Minister of Economic Development, Mr Ebrahim Patel, officially opening the Cape Town Iron and Steel Works (Cisco) plant in Cape Town yesterday, cutting the ribbon with the Turkish ambassador Elif Comoglu Ulgen and DHT’s Dagistan Turanli. Photo: Phando Jikelo/African News Agency/ANA
CAPE TOWN - R550 million investment by Turkish firm DHT Holdings into a Cape steel firm, which was shut down eight years ago, has resulted in the re-establishment of the company and the return of 300 of the retrenched workers. 

The 50-year-old Cape Town Iron and Steel Works (Cisco) plant in Kuils River was shut down in 2010 and put in care and maintenance by its previous owner, listed Murray & Roberts (M&R), resulting in the loss of 360 jobs. 

M&R shut the plant because it was not economically viable at the time. DHT Holdings acquired Cisco in 2012, invested R550m to expand and upgrade the steel plant, and has now returned the plant to full capacity. 

Economic Development Minister Ebrahim Patel said yesterday investment was the life blood of the economy and the investment by DHT was an example of President Cyril Ramaphosa’s $100 billion (R1.26 trillion) target of fresh investments the country needed over the next five years. 

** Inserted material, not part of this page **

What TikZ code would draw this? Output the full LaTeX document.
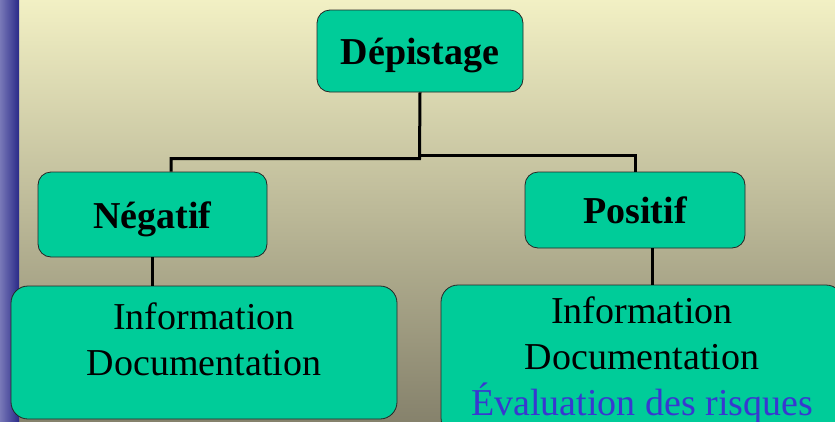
\documentclass[tikz,border=0pt]{standalone}
\usepackage{fontspec}
\setmainfont{Liberation Serif}
\usepackage{tikz}

\definecolor{boxgreen}{HTML}{00CC99}
\definecolor{bgtop}{HTML}{F2F0C4}
\definecolor{bgbottom}{HTML}{86826C}
\definecolor{barlight}{HTML}{7878B8}
\definecolor{bardark}{HTML}{2A2A88}
\definecolor{riskblue}{HTML}{3838D0}

\tikzset{
  box/.style={draw=black!85, line width=0.8pt, fill=boxgreen, rounded corners=13pt,
    inner sep=0pt, font=\fontsize{38}{46}\selectfont},
  head/.style={box, font=\fontsize{38}{46}\selectfont\bfseries, text height=28pt, text depth=2pt},
  info/.style={box, rounded corners=17pt, align=center},
  link/.style={line width=3pt},
}

\begin{document}
\begin{tikzpicture}[x=1pt,y=-1pt]
% Drawing background
\useasboundingbox (0,0) rectangle (835,421);
\clip (0,0) rectangle (835,421);
\shade[top color=bgtop, bottom color=bgbottom] (0,0) rectangle (835,421);
\shade[left color=barlight, right color=bardark] (0,0) rectangle (19,421);

% Drawing boxes
\node[head, minimum width=206pt, minimum height=82pt] (dep) at (420,51) {Dépistage};
\node[head, minimum width=229pt, minimum height=85pt, text depth=0pt] (neg) at (152.5,214.5) {Négatif};
\node[head, minimum width=220pt, minimum height=76pt] (pos) at (635,210) {Positif};
\node[info, minimum width=386pt, minimum height=133pt, text height=72pt, text depth=27pt]
  (infoneg) at (204,352.5) {Information\\Documentation};
\node[info, minimum width=402pt, minimum height=150pt, text height=118pt, text depth=8pt]
  (infopos) at (642,360) {Information\\Documentation\\\textcolor{riskblue}{Évaluation des risques}};

% Drawing links
\coordinate (forkL) at (419.5,158.5);
\coordinate (forkR) at (419.5,155.5);
\draw[link] (dep.south) -- (forkL) -| ([xshift=18.5pt]neg.north);
\draw[link] (forkR) -| (pos.north);
\draw[link] (neg.south) -- (neg.south |- infoneg.north);
\draw[link] ([xshift=17pt]pos.south) -- ([xshift=17pt]pos.south |- infopos.north);
\end{tikzpicture}
\end{document}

The Industrial Development Corporation had partnered with DHT and supplied R250m of the investment, said Patel at the official re-opening of the plant. 

DHT Holdings produces steel from scrap using electric arc furnaces. 

Cisco’s products, which were typically used in the manufacturing and construction industries, were sold domestically within South Africa and exported to Southern African and other global markets. 

Patel said scrap metal was a national resource, which for many years had been unutilised. 

But industry foundaries and steel mills had begun to use scrap metal as an input into the production of steel products, he said. 

Patel said the focus in the past 10 to 12 years was on the raw steel in the form of scrap metal, which was loaded on to containers and exported to countries such as China, India and other places. 

There it was transformed into steel products, which boosted the infrastructure of those countries, he said. 

Patel said DHT president Dagistan Turanli and his team saw an opportunity to help South Africans to take the country’s scrap metal and turn it into steel products. 

“What we are celebrating today is that process and that partnership,” he said. Patel said the company was able to produce 80 000 tons of steel in the past year since it had been back in production. 

He said this steel had gone into local products in the country and was also exported to the US, Tanzania, Kenya, Mozambique, Namibia, Botswana, Zimbabwe and Uganda. 

“What they are doing is helping Africa to industrialise. Its a project that supports the continent itself with its infrastructure programme,” he said. 

The Department of Economic Development issued a new directive in 2013 that gave the International Trade Administration Commission the power to bar exports of both ferrous and non-ferrous scrap metal unless the metal was first offered to domestic purchasers at a 20 percent discount to the prevailing international price. 

This was an attempt by the government to come to prevent many local foundries and other beneficiators from closing down or significantly reducing their production capacity. 

This discount was subsequently increased to up to 30 percent on some types of scrap metal.